Input rows |
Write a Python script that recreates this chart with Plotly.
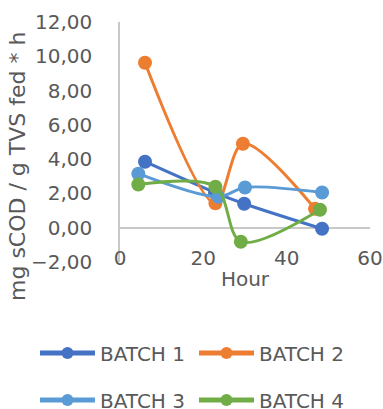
import plotly.graph_objects as go

names = ["BATCH 1", "BATCH 2", "BATCH 3", "BATCH 4"]
colors = ["#4472C4", "#ED7D31", "#5B9BD5", "#70AD47"]
x_b1 = [6.0, 22.8, 29.8, 48.5]
y_b1 = [3.85, 2.05, 1.40, -0.06]
x_b2 = [6.0, 22.9, 29.5, 46.8]
y_b2 = [9.62, 1.42, 4.90, 1.10]
x_b3 = [4.4, 23.6, 30.0, 48.5]
y_b3 = [3.15, 1.80, 2.35, 2.05]
x_b4 = [4.4, 22.9, 29.0, 48.0]
y_b4 = [2.52, 2.39, -0.82, 1.05]
xs = [x_b1, x_b2, x_b3, x_b4]
ys = [y_b1, y_b2, y_b3, y_b4]
x_ticks = [0, 20, 40, 60]
y_ticks = [-2, 0, 2, 4, 6, 8, 10, 12]

FONT = "DejaVu Sans"
GRAY = "#595959"

W, H = 383, 409
L, R, T, B = 120, 13, 22, 147
PW, PH = W - L - R, H - T - B


def px_x(X):
    return (X - L) / PW


def px_y(Y):
    return (H - B - Y) / PH


legend_ids = ["legend", "legend2", "legend3", "legend4"]
legend_pos = [(35, 353), (194, 353), (35, 400), (194, 400)]

fig = go.Figure()
for n, c, x, y, lg in zip(names, colors, xs, ys, legend_ids):
    fig.add_trace(go.Scatter(
        x=x, y=y, name=n, mode="lines+markers",
        line=dict(color=c, width=3, shape="spline", smoothing=0.9),
        marker=dict(color=c, size=14),
        legend=lg,
    ))

legends = {}
for lg, (X, Y) in zip(legend_ids, legend_pos):
    legends[lg] = dict(
        orientation="h", xanchor="left", yanchor="middle",
        x=px_x(X), y=px_y(Y), xref="paper", yref="paper",
        itemwidth=55, itemsizing="constant",
        font=dict(size=20, color=GRAY, family=FONT), bgcolor="rgba(0,0,0,0)",
    )

fig.update_layout(
    width=W, height=H,
    margin=dict(l=L, r=R, t=T, b=B, autoexpand=False),
    paper_bgcolor="white", plot_bgcolor="white",
    separators=", ",
    font=dict(family=FONT, color=GRAY, size=20),
    xaxis=dict(
        range=[0, 60], tickvals=x_ticks, ticktext=[str(v) for v in x_ticks],
        showgrid=False, zeroline=False, showline=False, ticks="",
        anchor="free", position=px_y(244),
        title=dict(text="Hour", standoff=2, font=dict(size=20, color=GRAY)),
        tickfont=dict(size=20, color=GRAY),
    ),
    yaxis=dict(
        range=[-2, 12], tickvals=y_ticks, tickformat=".2f",
        showgrid=False, zeroline=True, zerolinecolor="#C8C8C8", zerolinewidth=1.5,
        showline=True, linecolor="#C8C8C8", linewidth=1.5, ticks="",
        ticklabelstandoff=22,
        tickfont=dict(size=20, color=GRAY),
    ),
    showlegend=True,
    **legends,
)
fig.add_annotation(
    text="mg sCOD / g TVS fed * h", textangle=-90,
    xref="paper", yref="paper", x=px_x(17), y=px_y(167),
    xanchor="center", yanchor="middle", showarrow=False,
    font=dict(size=22, color=GRAY, family=FONT),
)
fig.write_html("out.html")
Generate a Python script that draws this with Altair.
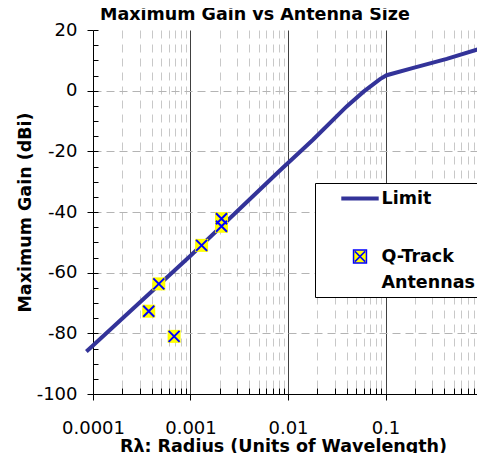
import json
import altair as alt
import pandas as pd

# ---- data ----
limit_r = [8.55e-5, 1e-4, 1e-3, 0.00826, 0.01815, 0.04, 0.0592, 0.0878, 0.1028, 0.193, 0.425, 1.0]
limit_gain = [-86.0, -84.0, -54.4, -26.3, -16.1, -5.2, -0.4, 3.8, 5.1, 7.5, 10.5, 14.1]

qtrack_r = [3.73e-4, 4.73e-4, 6.79e-4, 1.30e-3, 2.08e-3, 2.08e-3]
qtrack_gain = [-72.7, -63.7, -81.0, -51.0, -42.2, -44.7]

x_major = [1e-4, 1e-3, 1e-2, 1e-1, 1]
x_major_labels = ["0.0001", "0.001", "0.01", "0.1", "1"]
x_major_grid = [1e-3, 1e-2, 1e-1]
x_minor = [m * 10 ** e for e in range(-4, 0) for m in range(2, 10)]
y_major = [-100, -80, -60, -40, -20, 0, 20]
y_grid = [-80, -60, -40, -20, 0]
y_minor = list(range(-100, 21, 5))

# legend rows: "Limit", spacer, "Q-Track" / "Antennas" (two-line label)
legend_keys = ["Limit", " ", "Q-Track", "Antennas"]
legend_strokes = ["#333399", "#ffffff", "#0000ff", "#ffffff"]
legend_shapes = ["M-2.2,0H2.2", "M0,0",
                 "M-0.76,-0.76H0.76V0.76H-0.76Z M-0.6,-0.6L0.6,0.6 M-0.6,0.6L0.6,-0.6", "M0,0"]
legend_widths = [4, 6.3, 1.5, 0]

FONT = "DejaVu Sans"
LINE_COLOR = "#333399"
X_COLOR = "#0000ff"
SQ_COLOR = "#ffff00"

line_df = pd.DataFrame({"r": limit_r, "gain": limit_gain})
pts_df = pd.DataFrame({"r": qtrack_r, "gain": qtrack_gain})
leg_df = pd.DataFrame({"series": legend_keys})

xs = alt.Scale(type="log", domain=[1e-4, 1], range=[0, 390], nice=False)
ys = alt.Scale(domain=[-100, 20], nice=False)

label_expr = json.dumps(x_major_labels) + "[round(log(datum.value)/LN10) + 4]"


def make_legend():
    return alt.Legend(
        title=None,
        orient="none",
        legendX=222,
        legendY=153,
        direction="vertical",
        fillColor="white",
        strokeColor="black",
        padding=5,
        symbolSize=289,
        symbolOpacity=1,
        symbolOffset=28,
        labelOffset=9.5,
        rowPadding=7,
        labelFont=FONT,
        labelFontSize=17.5,
        labelFontWeight="bold",
        labelColor="black",
    )


# gridlines (minor verticals, horizontal dashed)
grid_layer = alt.Chart(line_df).mark_point(opacity=0).encode(
    x=alt.X("r:Q", scale=xs, axis=alt.Axis(orient="bottom", values=x_minor, grid=True, gridDash=[8, 6],
                                          gridColor="#c8c8c8", gridWidth=1, ticks=False, labels=False,
                                          domain=False, title=None)),
    y=alt.Y("gain:Q", scale=ys, axis=alt.Axis(orient="left", values=y_grid, grid=True, gridDash=[8, 5],
                                             gridColor="#b4b4b4", gridWidth=1, ticks=False, labels=False,
                                             domain=False, title=None)),
)

# major vertical gridlines + inner minor y ticks
grid2_layer = alt.Chart(line_df).mark_point(opacity=0).encode(
    x=alt.X("r:Q", scale=xs, axis=alt.Axis(orient="bottom", values=x_major_grid, grid=True, gridColor="#404040",
                                          gridWidth=1, ticks=False, labels=False, domain=False, title=None)),
    y=alt.Y("gain:Q", scale=ys, axis=alt.Axis(orient="left", values=y_minor, offset=-5, tickSize=5,
                                             tickColor="black", grid=False, labels=False, domain=False,
                                             title=None)),
)

# inner minor x ticks
ticks_layer = alt.Chart(line_df).mark_point(opacity=0).encode(
    x=alt.X("r:Q", scale=xs, axis=alt.Axis(orient="bottom", values=x_minor, offset=-6, tickSize=6,
                                          tickColor="black", grid=False, labels=False, domain=False,
                                          title=None)),
    y=alt.Y("gain:Q", scale=ys, axis=None),
)

line_layer = alt.Chart(line_df).mark_line(strokeWidth=4, color=LINE_COLOR).encode(
    x=alt.X("r:Q", scale=xs, axis=alt.Axis(orient="bottom", values=x_major, labelExpr=label_expr, tickSize=6,
                                          labelPadding=19, grid=False, domainColor="black", tickColor="black",
                                          labelOverlap=False, labelFlush=False,
                                          title="Rλ: Radius (Units of Wavelength)", titlePadding=0, titleX=190)),
    y=alt.Y("gain:Q", scale=ys, axis=alt.Axis(orient="left", values=y_major, labelExpr="toString(datum.value)",
                                             tickSize=6, labelPadding=10, grid=False, domainColor="black",
                                             tickColor="black", labelOverlap=False,
                                             title="Maximum Gain (dBi)", titlePadding=2)),
)

square_layer = alt.Chart(pts_df).mark_square(size=169, color=SQ_COLOR, opacity=1).encode(
    x=alt.X("r:Q", scale=xs, axis=None),
    y=alt.Y("gain:Q", scale=ys, axis=None),
)

cross_layer = alt.Chart(pts_df).mark_point(shape="M-1,-1L1,1M-1,1L1,-1", size=121, strokeWidth=2,
                                           filled=False, color=X_COLOR, opacity=1).encode(
    x=alt.X("r:Q", scale=xs, axis=None),
    y=alt.Y("gain:Q", scale=ys, axis=None),
)

# legend-only layer (its marks are invisible; it carries the legend)
legend_layer = alt.Chart(leg_df).mark_point(filled=False, fill=SQ_COLOR, opacity=0).encode(
    color=alt.Color("series:N", scale=alt.Scale(domain=legend_keys, range=legend_strokes), legend=make_legend()),
    shape=alt.Shape("series:N", scale=alt.Scale(domain=legend_keys, range=legend_shapes), legend=make_legend()),
    strokeWidth=alt.StrokeWidth("series:N",
                                scale=alt.Scale(type="ordinal", domain=legend_keys, range=legend_widths),
                                legend=make_legend()),
)

chart = (
    alt.layer(grid_layer, grid2_layer, ticks_layer, line_layer, square_layer, cross_layer, legend_layer)
    .resolve_axis(x="independent", y="independent")
    .properties(
        width=384,
        height=364,
        padding={"left": 85, "top": 22, "right": 0, "bottom": 59},
        autosize=alt.AutoSizeParams(type="none"),
        title=alt.TitleParams("Maximum Gain vs Antenna Size", anchor="start", frame="group", dx=7, offset=-2,
                              font=FONT, fontSize=17.5, fontWeight="bold", color="black"),
    )
    .configure_view(stroke=None)
    .configure_axis(labelFont=FONT, labelFontSize=18, labelColor="black", titleFont=FONT, titleFontSize=17.5,
                    titleFontWeight="bold", titleColor="black")
)

chart.save("out.html", embed_options={"renderer": "svg", "actions": False})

What needs to be done |
Starting at the line with "Generate a Python" and ending at the line with "y_minor = list(range(-100, 21, 5))", copy each line exactly, both ends included. Do not copy the pictures.

Solution |
Generate a Python script that draws this with Altair.
import json
import altair as alt
import pandas as pd

# ---- data ----
limit_r = [8.55e-5, 1e-4, 1e-3, 0.00826, 0.01815, 0.04, 0.0592, 0.0878, 0.1028, 0.193, 0.425, 1.0]
limit_gain = [-86.0, -84.0, -54.4, -26.3, -16.1, -5.2, -0.4, 3.8, 5.1, 7.5, 10.5, 14.1]

qtrack_r = [3.73e-4, 4.73e-4, 6.79e-4, 1.30e-3, 2.08e-3, 2.08e-3]
qtrack_gain = [-72.7, -63.7, -81.0, -51.0, -42.2, -44.7]

x_major = [1e-4, 1e-3, 1e-2, 1e-1, 1]
x_major_labels = ["0.0001", "0.001", "0.01", "0.1", "1"]
x_major_grid = [1e-3, 1e-2, 1e-1]
x_minor = [m * 10 ** e for e in range(-4, 0) for m in range(2, 10)]
y_major = [-100, -80, -60, -40, -20, 0, 20]
y_grid = [-80, -60, -40, -20, 0]
y_minor = list(range(-100, 21, 5))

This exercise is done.